Do not include the pictures; repeat the rest of the data exactly.

● MATERIAL PROVIDED:
= = =

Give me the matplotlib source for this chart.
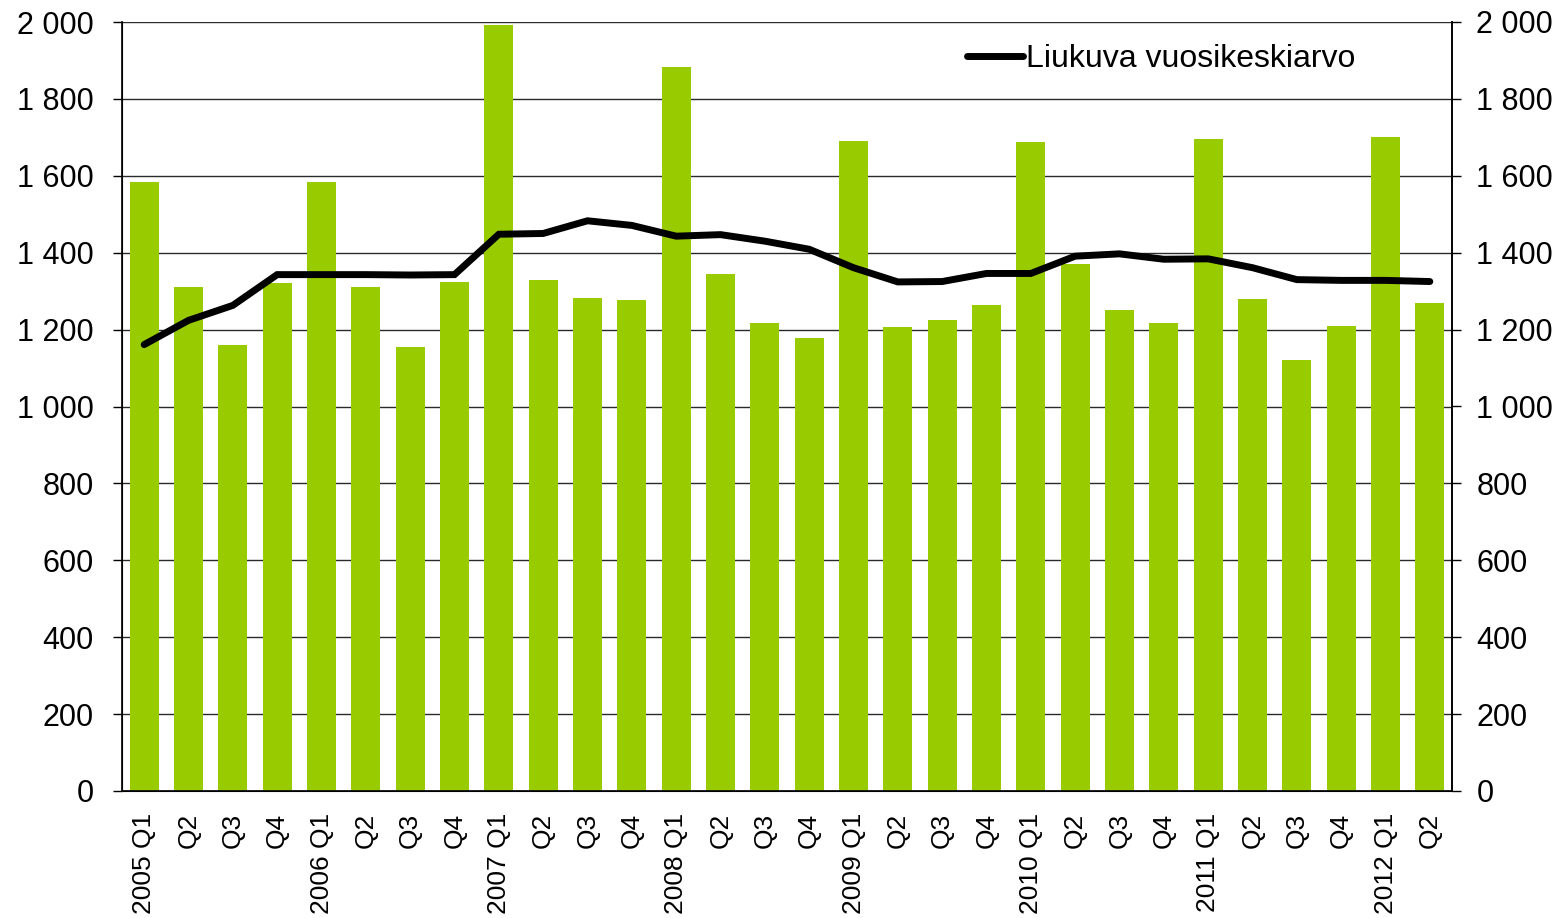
import matplotlib

matplotlib.use("Agg")

import matplotlib.pyplot as plt
import numpy as np
from matplotlib.ticker import FuncFormatter, MultipleLocator

plt.rcParams["font.family"] = ["Liberation Sans", "DejaVu Sans"]

YEARS = ["2005", "2006", "2007", "2008", "2009", "2010", "2011", "2012"]
QUARTERS = ["Q1", "Q2", "Q3", "Q4"]

# quarterly values (bars)
quarterly = [
    1583, 1310, 1159, 1320,
    1583, 1310, 1155, 1324,
    1991, 1328, 1283, 1278,
    1882, 1345, 1217, 1177,
    1690, 1206, 1226, 1265,
    1688, 1370, 1252, 1218,
    1697, 1279, 1122, 1209,
    1701, 1270,
]

# moving annual average (line)
moving_avg = [
    1161, 1224, 1263, 1343,
    1343, 1343, 1342, 1343,
    1448, 1450, 1483, 1471,
    1443, 1447, 1430, 1409,
    1361, 1324, 1325, 1346,
    1346, 1391, 1397, 1383,
    1384, 1361, 1330, 1328,
    1328, 1325,
]

LEGEND_LABEL = "Liukuva vuosikeskiarvo"
BAR_COLOR = "#99CC00"


def make_labels(n):
    labels = []
    for i in range(n):
        year = YEARS[i // 4]
        q = QUARTERS[i % 4]
        labels.append(f"{year} {q}" if q == "Q1" else q)
    return labels


def space_thousands(v, _pos):
    return f"{int(round(v)):,}".replace(",", " ")


def main():
    n = len(quarterly)
    x = np.arange(n)

    fig = plt.figure(figsize=(15.66, 9.18), dpi=100)
    ax = fig.add_axes([122 / 1566, 1 - 791 / 918, 1330 / 1566, 769 / 918])

    ax.bar(x, quarterly, width=0.66, color=BAR_COLOR, zorder=2)
    ax.plot(x, moving_avg, color="black", linewidth=5,
            solid_capstyle="round", solid_joinstyle="miter", zorder=3,
            label=LEGEND_LABEL)

    ax.set_xlim(-0.5, n - 0.5)
    ax.set_ylim(0, 2000)
    ax.yaxis.set_major_locator(MultipleLocator(200))
    ax.yaxis.set_major_formatter(FuncFormatter(space_thousands))
    ax.grid(axis="y", color="#2a2a2a", linewidth=1.0, zorder=0)
    ax.set_axisbelow(True)

    ax.set_xticks(x)
    ax.set_xticklabels(make_labels(n), rotation=90, ha="center", va="top")
    ax.tick_params(axis="x", length=0, pad=16, labelsize=19)
    ax.tick_params(axis="y", direction="out", length=6.5, width=1.0,
                   pad=14, labelsize=22)

    for side in ["left", "right", "bottom"]:
        ax.spines[side].set_color("black")
        ax.spines[side].set_linewidth(1.2)
    ax.spines["top"].set_visible(False)

    ax2 = ax.twinx()
    ax2.set_ylim(0, 2000)
    ax2.yaxis.set_major_locator(MultipleLocator(200))
    ax2.yaxis.set_major_formatter(FuncFormatter(space_thousands))
    ax2.tick_params(axis="y", direction="out", length=6.5, width=1.0,
                    pad=11, labelsize=22)
    ax2.spines["top"].set_visible(False)
    ax2.spines["right"].set_linewidth(1.2)

    ax.legend(loc="upper right", bbox_to_anchor=(0.944, 1.0), frameon=False,
              fontsize=23, handlelength=1.75, handletextpad=0.1,
              borderaxespad=0.3)

    fig.savefig("out.png", dpi=100)
    plt.close(fig)


if __name__ == "__main__":
    main()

= = =

● EXERCISE OUTPUT:
Give me the matplotlib source for this chart.
import matplotlib

matplotlib.use("Agg")

import matplotlib.pyplot as plt
import numpy as np
from matplotlib.ticker import FuncFormatter, MultipleLocator

plt.rcParams["font.family"] = ["Liberation Sans", "DejaVu Sans"]

YEARS = ["2005", "2006", "2007", "2008", "2009", "2010", "2011", "2012"]
QUARTERS = ["Q1", "Q2", "Q3", "Q4"]

# quarterly values (bars)
quarterly = [
    1583, 1310, 1159, 1320,
    1583, 1310, 1155, 1324,
    1991, 1328, 1283, 1278,
    1882, 1345, 1217, 1177,
    1690, 1206, 1226, 1265,
    1688, 1370, 1252, 1218,
    1697, 1279, 1122, 1209,
    1701, 1270,
]

# moving annual average (line)
moving_avg = [
    1161, 1224, 1263, 1343,
    1343, 1343, 1342, 1343,
    1448, 1450, 1483, 1471,
    1443, 1447, 1430, 1409,
    1361, 1324, 1325, 1346,
    1346, 1391, 1397, 1383,
    1384, 1361, 1330, 1328,
    1328, 1325,
]

LEGEND_LABEL = "Liukuva vuosikeskiarvo"
BAR_COLOR = "#99CC00"


def make_labels(n):
    labels = []
    for i in range(n):
        year = YEARS[i // 4]
        q = QUARTERS[i % 4]
        labels.append(f"{year} {q}" if q == "Q1" else q)
    return labels


def space_thousands(v, _pos):
    return f"{int(round(v)):,}".replace(",", " ")


def main():
    n = len(quarterly)
    x = np.arange(n)

    fig = plt.figure(figsize=(15.66, 9.18), dpi=100)
    ax = fig.add_axes([122 / 1566, 1 - 791 / 918, 1330 / 1566, 769 / 918])

    ax.bar(x, quarterly, width=0.66, color=BAR_COLOR, zorder=2)
    ax.plot(x, moving_avg, color="black", linewidth=5,
            solid_capstyle="round", solid_joinstyle="miter", zorder=3,
            label=LEGEND_LABEL)

    ax.set_xlim(-0.5, n - 0.5)
    ax.set_ylim(0, 2000)
    ax.yaxis.set_major_locator(MultipleLocator(200))
    ax.yaxis.set_major_formatter(FuncFormatter(space_thousands))
    ax.grid(axis="y", color="#2a2a2a", linewidth=1.0, zorder=0)
    ax.set_axisbelow(True)

    ax.set_xticks(x)
    ax.set_xticklabels(make_labels(n), rotation=90, ha="center", va="top")
    ax.tick_params(axis="x", length=0, pad=16, labelsize=19)
    ax.tick_params(axis="y", direction="out", length=6.5, width=1.0,
                   pad=14, labelsize=22)

    for side in ["left", "right", "bottom"]:
        ax.spines[side].set_color("black")
        ax.spines[side].set_linewidth(1.2)
    ax.spines["top"].set_visible(False)

    ax2 = ax.twinx()
    ax2.set_ylim(0, 2000)
    ax2.yaxis.set_major_locator(MultipleLocator(200))
    ax2.yaxis.set_major_formatter(FuncFormatter(space_thousands))
    ax2.tick_params(axis="y", direction="out", length=6.5, width=1.0,
                    pad=11, labelsize=22)
    ax2.spines["top"].set_visible(False)
    ax2.spines["right"].set_linewidth(1.2)

    ax.legend(loc="upper right", bbox_to_anchor=(0.944, 1.0), frameon=False,
              fontsize=23, handlelength=1.75, handletextpad=0.1,
              borderaxespad=0.3)

    fig.savefig("out.png", dpi=100)
    plt.close(fig)


if __name__ == "__main__":
    main()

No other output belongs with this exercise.